The vote for the head of state -- a post with a four-year mandate held by convention by a member of Iraq's Kurdish minority, and currently occupied by Barham Saleh -- was scheduled for noon (0900 GMT).
But there was little hope the 329-seat parliament in Baghdad's high-security Green Zone would be able to clinch the necessary two-thirds quorum to chose a new person for the largely ceremonial post.
The largest parliamentary bloc, led by powerful political kingmaker and Shiite Muslim cleric Moqtada Sadr and holding 73 seats, was first to announce a boycott, on Saturday.
It was followed on Sunday by the 51-member Sovereignty Coalition led by a Sadr ally, parliamentary Speaker Mohammed al-Halbussi.
The 31-seat Kurdistan Democratic Party (KDP) then announced it would also stay away, in order to "continue consultations and dialogue between political blocs".
Another key bloc, the Cooperation Framework grouping several Shiite parties, also said the session should not take place, citing the political turmoil since the October elections.
Those polls were marred by record-low turnout, post-election threats and violence, and a delay of several months until final results were confirmed.
Intense negotiations among political groups since then have failed to form a majority parliamentary coalition to name a new prime minister to succeed Mustafa al-Kadhemi.
The process toward a presidential vote was further thrown into disarray on Sunday when Iraq's Supreme Court temporarily suspended Saleh's key challenger, Hoshyar Zebari, 68.
The court cited corruption charges against Zebari, a former foreign minister from the KDP -- allegations he denies.
"I have not been convicted in any court," Zebari had said in a television interview on Friday as the charges resurfaced alongside forecasts he would unseat Saleh.
Incumbent Saleh, the other frontrunner out of some 25 candidates, represents the KDP's main rival in Iraqi Kurdistan, the Patriotic Union of Kurdistan (PUK).
The Supreme Court said it was "temporarily" suspending Zebari after receiving a complaint from lawmakers that his candidacy was "unconstitutional" because of the graft claims.
The complainants cited his 2016 dismissal from the post of finance minister by parliament "over charges linked to financial and administrative corruption".
Public funds worth $1.8 million were allegedly diverted to pay for airline tickets for his personal security detail.
The complaint also cited at least two other judicial cases linked to him, including when he was Iraq's long-time foreign minister after the fall of dictator Saddam Hussein in the 2003 US-led invasion.
'Share the pie'
A delay of Monday's presidential vote would deepen Iraq's political troubles since the October election.
Within 15 days after the new Iraqi president is elected, he must choose a prime minister from the largest block in parliament.

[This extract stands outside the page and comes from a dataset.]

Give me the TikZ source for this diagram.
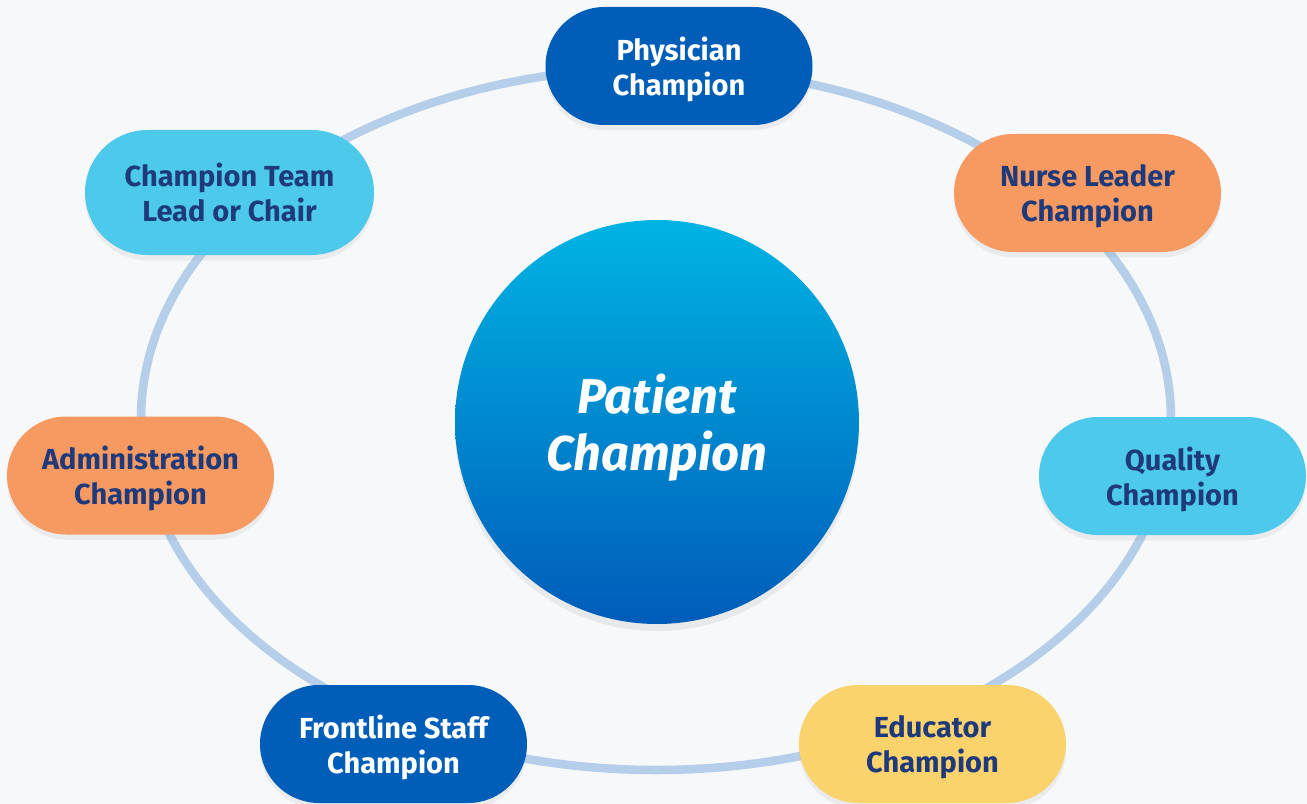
\documentclass[tikz,border=0pt]{standalone}
\usepackage{fontspec}
\setmainfont{Fira Sans}
\usetikzlibrary{positioning,shapes,shadows,backgrounds}
\definecolor{bgpage}{HTML}{F7F8FA}
\definecolor{ringblue}{HTML}{B5CEEA}
\definecolor{deepblue}{HTML}{005EB8}
\definecolor{skyblue}{HTML}{4CC9EB}
\definecolor{peach}{HTML}{F79A62}
\definecolor{sunny}{HTML}{FBD36C}
\definecolor{navytext}{HTML}{1E3A7B}
\definecolor{hubtop}{HTML}{00B4E4}
\definecolor{hubbot}{HTML}{005CB9}

\begin{document}
\begin{tikzpicture}[
    pill/.style={rectangle,rounded corners=1.18cm,minimum width=5.34cm,minimum height=2.36cm,align=center,
      font=\fontsize{16.5}{19.8}\selectfont\bfseries,text depth=-0.16cm,
      drop shadow={opacity=0.10,shadow xshift=0pt,shadow yshift=-3pt}},
    darkpill/.style={pill,fill=deepblue,text=white},
    lightpill/.style={pill,fill=skyblue,text=navytext},
    orangepill/.style={pill,fill=peach,text=navytext},
    yellowpill/.style={pill,fill=sunny,text=navytext},
    ring/.style={draw=ringblue,line width=0.17cm}
  ]
    % page and margins
    \fill[bgpage] (0,0) rectangle (26.14,-16.08);
    \useasboundingbox (0,0) rectangle (26.14,-16.08);

    % Ring behind the roles
    \coordinate (orbit) at (13.12,-8.38);
    \draw[ring] (orbit) ellipse [x radius=10.3cm,y radius=7.02cm];

    % Centre: patient
    \node[circle,minimum size=8.08cm,top color=hubtop,bottom color=hubbot,draw=none,text=white,align=center,
      font=\fontsize{27.8}{32.4}\selectfont\bfseries\itshape,text depth=-0.1cm,
      drop shadow={opacity=0.12,shadow xshift=0pt,shadow yshift=-4pt}] (hub) at (13.14,-8.44) {Patient\\Champion};

    % Roles round the ring
    \node[darkpill] (phys) at (13.58,-1.32) {Physician\\Champion};
    \node[orangepill] (nurse) at (21.75,-3.86) {Nurse Leader\\Champion};
    \node[lightpill] (qual) at (23.45,-9.52) {Quality\\Champion};
    \node[yellowpill] (edu) at (18.65,-14.88) {Educator\\Champion};
    \node[darkpill] (front) at (7.87,-14.88) {Frontline Staff\\Champion};
    \node[orangepill] (admin) at (2.81,-9.51) {Administration\\Champion};
    \node[lightpill,minimum width=5.78cm,minimum height=2.5cm,rounded corners=1.25cm] (lead) at (4.59,-3.85) {Champion Team\\Lead or Chair};
  \end{tikzpicture}
\end{document}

The prime minister, a Shiite Muslim according to political tradition, then has a month to form his government.
But while Sadr's bloc claims it can have enough seats for a "national majority government", the Coordination Framework has appealed to the Supreme Court to have their bloc recognised as the majority.
The country's apex court has rejected their demand, saying it could not decide now, as parliamentary blocs could change.
In Iraqi politics, said analyst Hamzeh Hadad, "everyone knows how to share the pie" but "no one knows how to be in the opposition".